Türkçede bir yere giren çıkanın belli olmadığı, düzensizlik ve keşmekeşin hâkim olduğu durumlarda sıkça kullandığımız bir deyim:
“Burası da Dingo’nun ahırı mı?”
Peki bu deyimin geçmişi nereden geliyor?
Deyimin hikâyesi, İstanbul’da atlı tramvayların çalıştığı 19. yüzyıl sonlarına uzanıyor. Tramvaylar iki atla çekilirdi. Ancak Şişhane gibi yokuşlu bölgelerde bu atlar yetersiz kaldığı için Azapkapı’dan yola çıkan tramvaylara “takviye atlar” eklenirdi. Yokuş tamamlanınca bu atlar görevden ayrılırdı. İşte bu noktada devreye Dingo’nun ahırı girerdi.

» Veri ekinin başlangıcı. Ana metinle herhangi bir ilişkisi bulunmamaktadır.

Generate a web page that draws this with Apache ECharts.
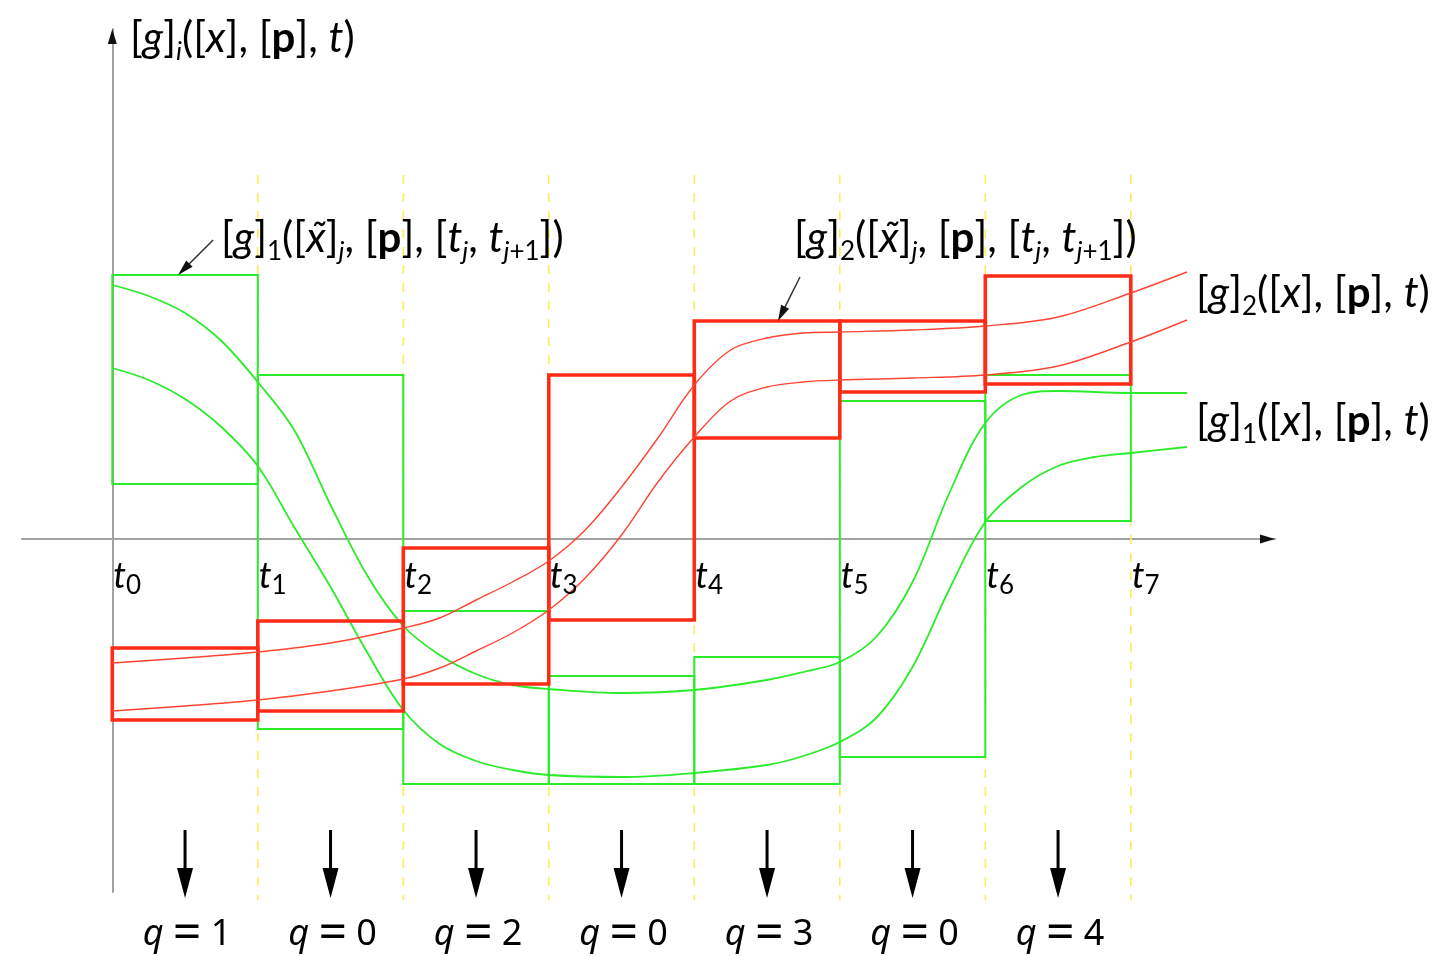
<!DOCTYPE html>
<html>
<head>
<meta charset="utf-8">
<script src="https://cdn.jsdelivr.net/npm/echarts@6/dist/echarts.min.js"></script>
<style>
  html, body { margin: 0; padding: 0; background: #fff; }
  #chart { width: 1445px; height: 956px; }
</style>
</head>
<body>
<div id="chart"></div>
<script>
// Time grid t0 ... t7 and the mode q chosen on each step
const stepIndex = [0, 1, 2, 3, 4, 5, 6, 7];
const stepSubscripts = ['0', '1', '2', '3', '4', '5', '6', '7'];
const modes = [1, 0, 2, 0, 3, 0, 4];

// Enclosures [g]1([x~]j,[p],[tj,tj+1]) per step: lower / upper bound
const g1Low  = [5.5, -19.0, -24.5, -24.5, -24.5, -21.8, 1.8];
const g1High = [26.4, 16.4, -7.2, -13.7, -11.8, 13.8, 16.4];
// Enclosures [g]2([x~]j,[p],[tj,tj+1]) per step
const g2Low  = [-18.1, -17.2, -14.5, -8.1, 10.1, 14.7, 15.5];
const g2High = [-10.9, -8.2, -0.9, 16.4, 21.8, 21.8, 26.3];

// Bounding trajectories of [g]1([x],[p],t)
const g1TrajA = [
  [0, 25.4], [0.25, 24.3], [0.5, 22.6], [0.75, 19.8], [1.0, 15.7], [1.25, 10.9],
  [1.5, 3.4], [1.75, -3.6], [2.0, -8.7], [2.25, -11.6], [2.5, -13.5], [2.75, -14.6],
  [3.0, -15.0], [3.5, -15.4], [4.0, -15.1], [4.5, -14.1], [4.75, -13.3], [5.0, -12.3],
  [5.25, -9.8], [5.5, -4.3], [5.75, 4.5], [6.0, 11.6], [6.25, 14.4], [6.5, 14.8],
  [7.0, 14.6], [7.386, 14.6]
];
const g1TrajB = [
  [0, 17.1], [0.25, 15.9], [0.5, 14.0], [0.75, 11.2], [1.0, 7.3], [1.25, 1.2],
  [1.5, -4.8], [1.75, -11.3], [2.0, -17.1], [2.25, -20.5], [2.5, -22.2], [2.75, -23.1],
  [3.0, -23.6], [3.5, -23.8], [4.0, -23.4], [4.5, -22.6], [4.75, -21.7], [5.0, -20.3],
  [5.25, -17.9], [5.5, -12.8], [5.75, -5.1], [6.0, 1.7], [6.25, 5.2], [6.5, 7.3],
  [6.75, 8.2], [7.0, 8.6], [7.386, 9.2]
];
// Bounding trajectories of [g]2([x],[p],t)
const g2TrajA = [
  [0, -12.4], [0.5, -11.9], [1.0, -11.3], [1.5, -10.4], [2.0, -8.9], [2.25, -7.9],
  [2.5, -6.1], [2.75, -4.3], [3.0, -2.2], [3.25, 0.9], [3.5, 5.2], [3.75, 10.1],
  [4.0, 15.4], [4.25, 18.9], [4.5, 20.1], [4.75, 20.6], [5.0, 20.7], [5.5, 20.9],
  [6.0, 21.3], [6.5, 22.2], [7.0, 24.6], [7.386, 26.7]
];
const g2TrajB = [
  [0, -17.2], [0.5, -16.7], [1.0, -16.1], [1.5, -15.2], [2.0, -14.0], [2.25, -12.9],
  [2.5, -11.2], [2.75, -9.4], [3.0, -7.1], [3.25, -3.9], [3.5, 0.4], [3.75, 5.7],
  [4.0, 10.2], [4.25, 13.8], [4.5, 15.2], [4.75, 15.7], [5.0, 15.9], [5.5, 16.1],
  [6.0, 16.4], [6.5, 17.3], [7.0, 19.7], [7.386, 21.9]
];

// Axis extents and decoration placement (value units)
const X_MIN = -0.6206, X_MAX = 7.991;
const Y_MIN = -35.3, Y_MAX = 51;
const DASH_TOP = 36.4, DASH_BOTTOM = -36.1;
const Q_ARROW_TOP = -29.1, Q_ARROW_TIP = -35.9;

const INK = '#151515';
const GREEN = '#2bec2b';
const RED = '#ff2b17';
const FONT = 'Lato';

function mathRich(size, subScale, subLift) {
  const lh = Math.round(size * 1.25);
  const base = { fontFamily: FONT, fontSize: size, color: INK, lineHeight: lh };
  const subSize = Math.round(size * subScale);
  const subBase = { fontFamily: FONT, fontSize: subSize, color: INK, lineHeight: Math.round(size * subLift), verticalAlign: 'bottom' };
  return {
    n: base,
    it: Object.assign({}, base, { fontStyle: 'italic' }),
    b: Object.assign({}, base, { fontWeight: 'bold' }),
    sub: subBase,
    si: Object.assign({}, subBase, { fontStyle: 'italic' })
  };
}

const chart = echarts.init(document.getElementById('chart'), null, { renderer: 'canvas' });

function boxSeries(name, lo, hi, color, width, z) {
  return {
    type: 'custom', name, z, silent: true, clip: false,
    data: lo.map((l, i) => [stepIndex[i], stepIndex[i + 1], l, hi[i]]),
    encode: { x: [0, 1], y: [2, 3] },
    renderItem(params, api) {
      const a = api.coord([api.value(0), api.value(3)]);
      const b = api.coord([api.value(1), api.value(2)]);
      return {
        type: 'rect',
        shape: { x: a[0], y: a[1], width: b[0] - a[0], height: b[1] - a[1] },
        style: { fill: 'none', stroke: color, lineWidth: width }
      };
    }
  };
}

function trajSeries(name, data, color, width, z) {
  return {
    type: 'line', name, z, data, smooth: 0.35, showSymbol: false, silent: true,
    lineStyle: { color, width }
  };
}

const labelRich = mathRich(42, 0.62, 0.7);
const tickRich = mathRich(36, 0.72, 0.85);
const qRich = {
  q: { fontFamily: 'Noto Sans', fontSize: 36, fontStyle: 'italic', color: INK, lineHeight: 46 },
  eq: { fontFamily: 'Noto Sans', fontSize: 50, color: INK, lineHeight: 46 },
  n: { fontFamily: 'Noto Sans', fontSize: 36, color: INK, lineHeight: 46 }
};

// pointer arrows from the enclosure labels down onto a box top
const pointers = [
  { t: 0.452, y: g1High[0], dx: 35, dy: -35 },
  { t: 4.575, y: g2High[4], dx: 22, dy: -44 }
];

function arrowHead(tip, ux, uy, len, half, color) {
  const bx = tip[0] - ux * len, by = tip[1] - uy * len;
  return {
    type: 'polygon',
    shape: { points: [tip, [bx - uy * half, by + ux * half], [bx + uy * half, by - ux * half]] },
    style: { fill: color }
  };
}

const option = {
  animation: false,
  backgroundColor: '#ffffff',
  grid: { left: 22, right: 170, top: 29, bottom: 64 },
  xAxis: {
    type: 'value', min: X_MIN, max: X_MAX,
    axisLine: { show: true, onZero: true, lineStyle: { color: '#a2a2a2', width: 2 } },
    axisTick: { show: false }, axisLabel: { show: false }, splitLine: { show: false }
  },
  yAxis: {
    type: 'value', min: Y_MIN, max: Y_MAX,
    axisLine: { show: true, onZero: true, lineStyle: { color: '#a2a2a2', width: 2 } },
    axisTick: { show: false }, axisLabel: { show: false }, splitLine: { show: false }
  },
  series: [
    // dashed step boundaries
    {
      type: 'custom', z: 1, silent: true, clip: false,
      data: stepIndex.slice(1).map(i => [i, 0]),
      renderItem(params, api) {
        const a = api.coord([api.value(0), DASH_TOP]);
        const b = api.coord([api.value(0), DASH_BOTTOM]);
        return {
          type: 'line', shape: { x1: a[0], y1: a[1], x2: b[0], y2: b[1] },
          style: { stroke: '#fbee5c', lineWidth: 1.6, lineDash: [9, 9] }
        };
      }
    },
    // axis arrowheads
    {
      type: 'custom', z: 3, silent: true, clip: false,
      data: [[X_MAX, 0, 1, 0], [0, Y_MAX, 0, -1]],
      renderItem(params, api) {
        const tip = api.coord([api.value(0), api.value(1)]);
        return arrowHead(tip, api.value(2), api.value(3), 15, 4.5, '#111');
      }
    },
    // tick labels t0..t7
    {
      type: 'custom', z: 6, silent: true, clip: false,
      data: stepIndex.map(i => [i, 0]),
      renderItem(params, api) {
        const p = api.coord([api.value(0), 0]);
        const s = stepSubscripts[params.dataIndex];
        return {
          type: 'text', x: p[0] + 1, y: p[1] + 37,
          style: { text: '{it|t}{sub|' + s + '}', rich: tickRich, align: 'left', verticalAlign: 'middle' }
        };
      }
    },
    boxSeries('g1 enclosure', g1Low, g1High, GREEN, 2, 2),
    trajSeries('g1 upper', g1TrajA, GREEN, 1.8, 3),
    trajSeries('g1 lower', g1TrajB, GREEN, 1.8, 3),
    boxSeries('g2 enclosure', g2Low, g2High, RED, 3.6, 4),
    trajSeries('g2 upper', g2TrajA, '#ff4434', 1.4, 5),
    trajSeries('g2 lower', g2TrajB, '#ff4434', 1.4, 5),
    // label pointers
    {
      type: 'custom', z: 6, silent: true, clip: false,
      data: pointers.map(p => [p.t, p.y]),
      renderItem(params, api) {
        const tip = api.coord([api.value(0), api.value(1)]);
        const pt = pointers[params.dataIndex];
        const tail = [tip[0] + pt.dx, tip[1] + pt.dy];
        const L = Math.hypot(pt.dx, pt.dy);
        const ux = -pt.dx / L, uy = -pt.dy / L;
        return {
          type: 'group',
          children: [
            { type: 'line', shape: { x1: tail[0], y1: tail[1], x2: tip[0] - ux * 10, y2: tip[1] - uy * 10 },
              style: { stroke: '#333', lineWidth: 1.5 } },
            arrowHead(tip, ux, uy, 16, 4.5, '#111')
          ]
        };
      }
    },
    // mode arrows and q labels
    {
      type: 'custom', z: 6, silent: true, clip: false,
      data: modes.map((q, i) => [stepIndex[i] + 0.5, q]),
      renderItem(params, api) {
        const top = api.coord([api.value(0), Q_ARROW_TOP]);
        const tip = api.coord([api.value(0), Q_ARROW_TIP]);
        return {
          type: 'group',
          children: [
            { type: 'line', shape: { x1: top[0], y1: top[1], x2: tip[0], y2: tip[1] - 20 },
              style: { stroke: '#000', lineWidth: 3 } },
            arrowHead(tip, 0, 1, 30, 8, '#000'),
            { type: 'text', x: tip[0] + 2, y: tip[1] + 37,
              style: { text: '{q|q }{eq|=}{n| ' + api.value(1) + '}', rich: qRich, align: 'center', verticalAlign: 'middle' } }
          ]
        };
      }
    }
  ],
  graphic: [
    { type: 'text', x: 130, y: 38, z: 10,
      style: { text: '{n|[}{it|g}{n|]}{si|i}{n|([}{it|x}{n|], [}{b|p}{n|], }{it|t}{n|)}', rich: labelRich, align: 'left', verticalAlign: 'middle' } },
    { type: 'text', x: 221, y: 238, z: 10,
      style: { text: '{n|[}{it|g}{n|]}{sub|1}{n|([}{it|x̃}{n|]}{si|j}{n|, [}{b|p}{n|], [}{it|t}{si|j}{n|, }{it|t}{si|j}{sub|+1}{n|])}', rich: labelRich, align: 'left', verticalAlign: 'middle' } },
    { type: 'text', x: 794, y: 238, z: 10,
      style: { text: '{n|[}{it|g}{n|]}{sub|2}{n|([}{it|x̃}{n|]}{si|j}{n|, [}{b|p}{n|], [}{it|t}{si|j}{n|, }{it|t}{si|j}{sub|+1}{n|])}', rich: labelRich, align: 'left', verticalAlign: 'middle' } },
    { type: 'text', x: 1196, y: 293, z: 10,
      style: { text: '{n|[}{it|g}{n|]}{sub|2}{n|([}{it|x}{n|], [}{b|p}{n|], }{it|t}{n|)}', rich: labelRich, align: 'left', verticalAlign: 'middle' } },
    { type: 'text', x: 1196, y: 421, z: 10,
      style: { text: '{n|[}{it|g}{n|]}{sub|1}{n|([}{it|x}{n|], [}{b|p}{n|], }{it|t}{n|)}', rich: labelRich, align: 'left', verticalAlign: 'middle' } }
  ]
};

chart.setOption(option);
</script>
</body>
</html>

Dingo, Pera civarında bir ahır işletirdi. Aslen Rum olan Dingo’nun işlettiği bu ahır, görevini tamamlayan atların dinlenmesi için kullanılırdı. Ancak sadece atlar değil; görevliler, meraklılar, işçiler, hatta tembeller bile bu ahıra uğrardı. Girenin çıkanın belli olmadığı bu ahır, kısa sürede düzensizliğin simgesi hâline geldi.
Zamanla bu görüntü, halk arasında bir deyime dönüştü:
“Burası da Dingo’nun ahırı gibi olmuş!”
Günümüzde bu söz, sadece bir deyim değil; eski İstanbul’un günlük yaşamından izler taşıyan tarihî bir anlatıdır.